● GOAL
Give back an exact copy of the lines from the start of the material through the line bearing "0.74, 0.85, 0.88]". Include both ends and nothing else.

● STORED DATA
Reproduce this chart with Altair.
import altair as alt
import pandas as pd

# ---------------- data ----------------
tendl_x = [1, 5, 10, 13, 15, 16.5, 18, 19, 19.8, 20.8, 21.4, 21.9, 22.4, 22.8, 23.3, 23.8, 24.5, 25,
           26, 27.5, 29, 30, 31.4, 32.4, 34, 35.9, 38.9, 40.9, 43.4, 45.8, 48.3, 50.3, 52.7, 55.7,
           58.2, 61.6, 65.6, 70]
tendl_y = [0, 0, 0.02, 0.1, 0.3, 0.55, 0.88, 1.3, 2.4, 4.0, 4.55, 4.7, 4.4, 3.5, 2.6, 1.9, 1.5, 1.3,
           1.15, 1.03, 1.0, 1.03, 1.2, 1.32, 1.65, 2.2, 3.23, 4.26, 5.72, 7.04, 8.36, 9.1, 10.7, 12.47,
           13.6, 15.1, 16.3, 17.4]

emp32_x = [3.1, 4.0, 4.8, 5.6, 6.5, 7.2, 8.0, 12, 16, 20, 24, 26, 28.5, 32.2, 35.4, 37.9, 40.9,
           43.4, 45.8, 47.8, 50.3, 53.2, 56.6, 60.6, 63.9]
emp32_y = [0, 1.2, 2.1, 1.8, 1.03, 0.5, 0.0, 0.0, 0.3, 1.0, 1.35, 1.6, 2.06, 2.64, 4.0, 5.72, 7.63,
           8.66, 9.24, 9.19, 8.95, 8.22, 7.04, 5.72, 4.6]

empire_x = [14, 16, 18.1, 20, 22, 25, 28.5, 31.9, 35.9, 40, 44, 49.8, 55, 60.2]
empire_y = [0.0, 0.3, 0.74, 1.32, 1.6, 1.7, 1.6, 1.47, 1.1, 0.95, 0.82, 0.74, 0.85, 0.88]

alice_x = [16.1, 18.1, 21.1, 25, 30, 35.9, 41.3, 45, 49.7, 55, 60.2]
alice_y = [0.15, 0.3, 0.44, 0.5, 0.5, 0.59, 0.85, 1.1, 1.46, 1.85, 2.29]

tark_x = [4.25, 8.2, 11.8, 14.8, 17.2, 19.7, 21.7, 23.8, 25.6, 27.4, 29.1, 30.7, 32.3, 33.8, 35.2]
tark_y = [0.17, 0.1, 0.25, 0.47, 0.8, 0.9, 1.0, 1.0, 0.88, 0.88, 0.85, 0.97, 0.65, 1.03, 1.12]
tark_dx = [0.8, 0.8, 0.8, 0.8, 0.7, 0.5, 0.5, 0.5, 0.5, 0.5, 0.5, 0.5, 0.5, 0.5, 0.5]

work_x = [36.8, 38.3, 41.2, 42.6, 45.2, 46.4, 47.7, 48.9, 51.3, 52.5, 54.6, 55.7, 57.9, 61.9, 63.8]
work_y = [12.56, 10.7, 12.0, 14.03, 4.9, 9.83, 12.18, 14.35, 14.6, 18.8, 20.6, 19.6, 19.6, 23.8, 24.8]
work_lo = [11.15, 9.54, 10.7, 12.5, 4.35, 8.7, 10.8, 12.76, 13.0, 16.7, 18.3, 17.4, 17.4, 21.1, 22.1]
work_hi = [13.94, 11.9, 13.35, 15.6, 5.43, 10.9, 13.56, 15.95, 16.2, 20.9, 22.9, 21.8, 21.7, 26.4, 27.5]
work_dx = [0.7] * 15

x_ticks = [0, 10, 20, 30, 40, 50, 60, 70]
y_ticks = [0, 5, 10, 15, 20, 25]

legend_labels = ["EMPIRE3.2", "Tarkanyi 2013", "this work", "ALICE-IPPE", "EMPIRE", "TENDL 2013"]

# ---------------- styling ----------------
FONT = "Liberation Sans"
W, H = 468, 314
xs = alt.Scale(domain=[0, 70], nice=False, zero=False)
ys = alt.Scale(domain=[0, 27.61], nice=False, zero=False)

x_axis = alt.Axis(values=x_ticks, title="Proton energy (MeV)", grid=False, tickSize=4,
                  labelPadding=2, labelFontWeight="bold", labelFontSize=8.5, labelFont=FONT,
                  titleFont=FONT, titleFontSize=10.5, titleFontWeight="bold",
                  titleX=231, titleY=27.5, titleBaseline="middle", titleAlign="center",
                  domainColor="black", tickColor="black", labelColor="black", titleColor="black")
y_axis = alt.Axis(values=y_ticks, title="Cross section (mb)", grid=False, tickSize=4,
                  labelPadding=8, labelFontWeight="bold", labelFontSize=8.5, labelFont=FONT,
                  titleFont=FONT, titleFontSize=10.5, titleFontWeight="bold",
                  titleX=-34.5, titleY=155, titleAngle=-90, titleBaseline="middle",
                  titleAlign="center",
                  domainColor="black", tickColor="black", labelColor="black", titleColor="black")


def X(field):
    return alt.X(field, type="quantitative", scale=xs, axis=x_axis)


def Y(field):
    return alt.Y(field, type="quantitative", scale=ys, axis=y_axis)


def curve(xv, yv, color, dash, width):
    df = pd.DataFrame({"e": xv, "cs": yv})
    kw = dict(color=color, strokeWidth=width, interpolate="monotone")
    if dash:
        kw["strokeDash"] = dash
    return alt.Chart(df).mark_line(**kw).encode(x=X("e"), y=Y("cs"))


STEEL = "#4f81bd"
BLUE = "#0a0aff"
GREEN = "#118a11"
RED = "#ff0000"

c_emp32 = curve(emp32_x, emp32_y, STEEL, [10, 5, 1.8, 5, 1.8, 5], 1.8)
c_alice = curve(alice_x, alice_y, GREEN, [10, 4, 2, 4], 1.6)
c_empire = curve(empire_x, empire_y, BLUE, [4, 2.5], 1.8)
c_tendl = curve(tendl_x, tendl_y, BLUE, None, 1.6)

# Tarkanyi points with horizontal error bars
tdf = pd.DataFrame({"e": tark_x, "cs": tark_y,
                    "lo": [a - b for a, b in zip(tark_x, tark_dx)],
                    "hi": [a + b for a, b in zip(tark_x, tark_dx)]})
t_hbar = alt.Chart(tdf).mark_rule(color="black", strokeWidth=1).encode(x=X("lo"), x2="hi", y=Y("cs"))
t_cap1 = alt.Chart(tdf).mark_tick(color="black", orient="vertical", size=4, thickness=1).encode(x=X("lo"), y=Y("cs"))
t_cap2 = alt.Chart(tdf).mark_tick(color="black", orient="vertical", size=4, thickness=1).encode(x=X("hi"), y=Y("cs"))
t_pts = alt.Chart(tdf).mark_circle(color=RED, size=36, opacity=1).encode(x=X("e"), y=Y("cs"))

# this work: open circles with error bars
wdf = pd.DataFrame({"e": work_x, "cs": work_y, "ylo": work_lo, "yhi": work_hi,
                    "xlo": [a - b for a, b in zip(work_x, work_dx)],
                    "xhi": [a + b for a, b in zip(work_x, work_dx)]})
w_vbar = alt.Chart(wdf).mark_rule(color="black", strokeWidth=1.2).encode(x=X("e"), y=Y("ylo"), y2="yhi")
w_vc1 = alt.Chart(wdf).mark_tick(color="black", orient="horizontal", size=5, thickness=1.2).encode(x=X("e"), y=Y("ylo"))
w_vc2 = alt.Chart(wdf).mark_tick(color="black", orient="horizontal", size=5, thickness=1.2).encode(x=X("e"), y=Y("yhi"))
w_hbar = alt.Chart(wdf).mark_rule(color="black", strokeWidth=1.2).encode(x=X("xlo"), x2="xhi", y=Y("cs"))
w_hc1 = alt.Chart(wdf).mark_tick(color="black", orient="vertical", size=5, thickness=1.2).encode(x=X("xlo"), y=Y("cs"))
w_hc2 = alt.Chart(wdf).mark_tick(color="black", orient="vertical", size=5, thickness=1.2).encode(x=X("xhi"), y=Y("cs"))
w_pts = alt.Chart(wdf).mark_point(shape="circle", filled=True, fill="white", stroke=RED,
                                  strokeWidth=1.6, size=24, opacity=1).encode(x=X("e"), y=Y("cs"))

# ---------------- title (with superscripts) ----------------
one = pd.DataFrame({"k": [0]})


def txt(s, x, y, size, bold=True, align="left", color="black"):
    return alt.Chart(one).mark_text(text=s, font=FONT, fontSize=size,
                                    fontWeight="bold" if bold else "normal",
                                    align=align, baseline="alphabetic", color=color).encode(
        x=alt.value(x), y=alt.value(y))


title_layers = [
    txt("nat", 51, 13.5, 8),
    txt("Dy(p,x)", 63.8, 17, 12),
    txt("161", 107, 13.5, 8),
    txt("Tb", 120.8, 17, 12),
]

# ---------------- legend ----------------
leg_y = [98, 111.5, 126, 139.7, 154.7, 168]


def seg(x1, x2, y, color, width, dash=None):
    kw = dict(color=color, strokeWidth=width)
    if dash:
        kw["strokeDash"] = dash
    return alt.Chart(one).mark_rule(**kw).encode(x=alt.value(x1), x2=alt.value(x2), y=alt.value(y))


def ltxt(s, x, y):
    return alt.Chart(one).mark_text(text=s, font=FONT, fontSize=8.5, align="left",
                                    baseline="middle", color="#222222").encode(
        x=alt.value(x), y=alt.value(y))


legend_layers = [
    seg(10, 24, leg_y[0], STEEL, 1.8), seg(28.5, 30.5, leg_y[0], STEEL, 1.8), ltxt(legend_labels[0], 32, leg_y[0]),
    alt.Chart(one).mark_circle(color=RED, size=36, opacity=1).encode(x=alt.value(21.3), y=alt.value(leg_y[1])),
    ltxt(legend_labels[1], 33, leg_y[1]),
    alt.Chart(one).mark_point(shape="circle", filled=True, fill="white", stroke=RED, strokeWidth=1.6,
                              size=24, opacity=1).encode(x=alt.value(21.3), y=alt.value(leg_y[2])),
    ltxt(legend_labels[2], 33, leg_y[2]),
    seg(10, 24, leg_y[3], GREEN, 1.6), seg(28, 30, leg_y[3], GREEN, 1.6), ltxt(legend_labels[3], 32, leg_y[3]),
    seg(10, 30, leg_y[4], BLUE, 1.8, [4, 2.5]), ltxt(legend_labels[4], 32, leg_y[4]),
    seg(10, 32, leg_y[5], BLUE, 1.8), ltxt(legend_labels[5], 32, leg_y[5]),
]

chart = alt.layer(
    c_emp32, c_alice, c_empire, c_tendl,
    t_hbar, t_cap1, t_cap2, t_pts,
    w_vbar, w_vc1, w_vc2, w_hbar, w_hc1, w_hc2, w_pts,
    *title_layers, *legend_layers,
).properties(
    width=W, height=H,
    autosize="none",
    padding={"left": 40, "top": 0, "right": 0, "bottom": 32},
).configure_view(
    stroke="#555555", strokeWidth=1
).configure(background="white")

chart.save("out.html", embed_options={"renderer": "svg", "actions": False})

● CORRECT OUTPUT
Reproduce this chart with Altair.
import altair as alt
import pandas as pd

# ---------------- data ----------------
tendl_x = [1, 5, 10, 13, 15, 16.5, 18, 19, 19.8, 20.8, 21.4, 21.9, 22.4, 22.8, 23.3, 23.8, 24.5, 25,
           26, 27.5, 29, 30, 31.4, 32.4, 34, 35.9, 38.9, 40.9, 43.4, 45.8, 48.3, 50.3, 52.7, 55.7,
           58.2, 61.6, 65.6, 70]
tendl_y = [0, 0, 0.02, 0.1, 0.3, 0.55, 0.88, 1.3, 2.4, 4.0, 4.55, 4.7, 4.4, 3.5, 2.6, 1.9, 1.5, 1.3,
           1.15, 1.03, 1.0, 1.03, 1.2, 1.32, 1.65, 2.2, 3.23, 4.26, 5.72, 7.04, 8.36, 9.1, 10.7, 12.47,
           13.6, 15.1, 16.3, 17.4]

emp32_x = [3.1, 4.0, 4.8, 5.6, 6.5, 7.2, 8.0, 12, 16, 20, 24, 26, 28.5, 32.2, 35.4, 37.9, 40.9,
           43.4, 45.8, 47.8, 50.3, 53.2, 56.6, 60.6, 63.9]
emp32_y = [0, 1.2, 2.1, 1.8, 1.03, 0.5, 0.0, 0.0, 0.3, 1.0, 1.35, 1.6, 2.06, 2.64, 4.0, 5.72, 7.63,
           8.66, 9.24, 9.19, 8.95, 8.22, 7.04, 5.72, 4.6]

empire_x = [14, 16, 18.1, 20, 22, 25, 28.5, 31.9, 35.9, 40, 44, 49.8, 55, 60.2]
empire_y = [0.0, 0.3, 0.74, 1.32, 1.6, 1.7, 1.6, 1.47, 1.1, 0.95, 0.82, 0.74, 0.85, 0.88]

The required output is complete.